Mungkin aku
terlalu cepat berkata sayang setelah terpesona dengan senyuman maut yang kau
hempaskan seketika disiang bolong. Aromanya begitu kuat memikat menyejukkan
lubuk yang tengah gusar setelah sekian lama kosong melompong diterpa ombak
luntang lantung dilaut pasifik. Yah…dan harus aku akui itu memang kesalahan
terbesar yang pernah aku lakukan.
[ Read More ]
Hari demi
hari perasaanku semakin memuncak dan kau tetap membalas setia untaian kata-kata
manis yang kuberondongkan layaknya senjata otomatis tanpa kehabisan amunisi.
Ahh..aku salah, aku salah…teriakku dalam hati.
Hatiku terus
berkecamuk melawan keinginanku yang mulai menikmati detik demi detik
kebersamaan itu.

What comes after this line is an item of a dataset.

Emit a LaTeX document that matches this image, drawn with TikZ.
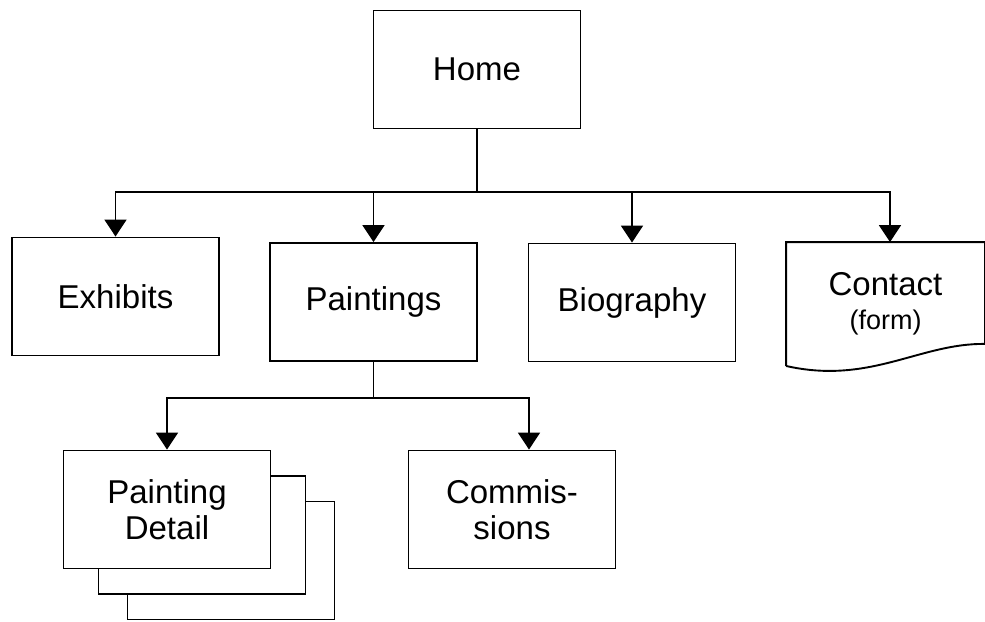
\documentclass[tikz,border=0pt]{standalone}
\usepackage{fontspec}
\setmainfont{Liberation Sans}
\usetikzlibrary{arrows.meta, positioning}
\tikzset{sheetFont/.style={font=\fontsize{33}{36}\selectfont}}

\begin{document}
\begin{tikzpicture}[x=1pt, y=-1pt, line width=1.9pt,
  page/.style={draw, fill=white, minimum width=207pt, minimum height=118pt, align=center, sheetFont},
  link/.style={-{Triangle[width=22pt, length=17pt]}}]
\useasboundingbox (0,0) rectangle (985,621);
\node[page] (home) at (477,69.5) {Home};
\node[page] (exhibits) at (115.5,296.5) {Exhibits};
\node[page] (paintings) at (373.5,302) {Paintings};
\node[page] (biography) at (632,302.5) {Biography};
\node[minimum width=197pt, minimum height=122pt, align=center, sheetFont] (contact) at (885.5,304) {Contact\\[-2pt]\fontsize{27}{31}\selectfont(form)};
\draw (contact.south west) -- (contact.north west) -- (contact.north east) -- ([yshift=22pt]contact.south east) .. controls (920,343) and (870,385) .. (contact.south west);
\node[page] (detailC) at (231,560.5) {};
\node[page] (detailB) at (202,535) {};
\node[page] (detail) at (167,509.5) {Painting\\Detail};
\node[page] (commissions) at (512,509.5) {Commis-\\sions};
\coordinate (hub) at (477,192);
\coordinate (split) at (373.5,398);
\draw (home.south) -- (hub);
\draw[link] (hub) -| (exhibits.north);
\draw[link] (hub) -| (paintings.north);
\draw[link] (hub) -| (biography.north);
\draw[link] (hub) -| ([xshift=4.5pt]contact.north);
\draw (paintings.south) -- (split);
\draw[link] (split) -| (detail.north);
\draw[link] (split) -| ([xshift=17pt]commissions.north);
\end{tikzpicture}
\end{document}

Ketinggian tembok berlin Jerman seakan tak mampu lagi
membendung perasaan ini.
Setiap pundakku
menyentuk bantal dipembaringan, aku tak henti berfikir akankah jembatan San
Mateo California yang telah terbangun sempurna ini kan runtuh seketika jika aku
memaksa untuk melaluinya.
Tuhann…ada
apa ini…!!???
Hahhh…kegusaran
itu perlahan lenyap saat kau berusaha meyakinkan aku ditengah beberapa pemicu
bom terpasang sempurna dipijakanku. Kemesraan dan belaianmu sungguh membuatku
lalai bahwa suatu saat aku akan tercabik-cabik.
Pesan-pesan
cinta yang lahir tanpa dosa kau sematkan satu persatu menejam dan membuatku
sesak seakan-akan kau akan halal bagiku. Bibir manismu menutupi dosa-dosa yang tersenyum
menyambut kita nanti. Tubuhmu melalaikan imanku yang merintih dan tersedu-sedu
sejak bertahun-tahun melindungiku.
Dua irama
ini sungguh tak bisa aku tolak takkala aku menggigil dikegelapan, dan mulai tak
ikhlas jika engkau mendesah pelan akibat sentakan orang lain. Aku sungguh
menjadi sopir mobil mewah tanpa surat-surat yang bisa ditilang beruntun di 10
lampu merah yang aku langgar.
Mungkin otak
ini yang tak mengenal etika hingga begitu mudah menyelami lautan Afrika tanpa
tabung oksigen melekat dipernapasan. Ataukah hati ini yang kusam setelah
diremas tangan manisnya yang kini tersenyum menikmati masa-masa barunya. Yah
kau yang sedang di puncak asmara setelah mendapat genggaman erat dari seorang
musyafir tanpa bekal.
Minggu,
bulan, bahkan tahun…telah terlewatkan begitu suka dan duka, sementara mata ini
mulai sayu memandangimu. Sesungguhnya aku telah berada jauh dari dunia yang
dulu aku tangisi dan sepakati dengan Tuhan.
Ijinkan
aku untuk….meretas keadaan ini…!!!
Aku mencoba
melangkah maju melupakan sejenak tapak kakiku dibelakang, kubiarkan hujan
melenyapkannya. Sementara kelopakku yang telah perih menahan sakitnya terpaan debu
disiang hari kubiarkan bercanda ria untuk alasan air mataku menetes perlahan.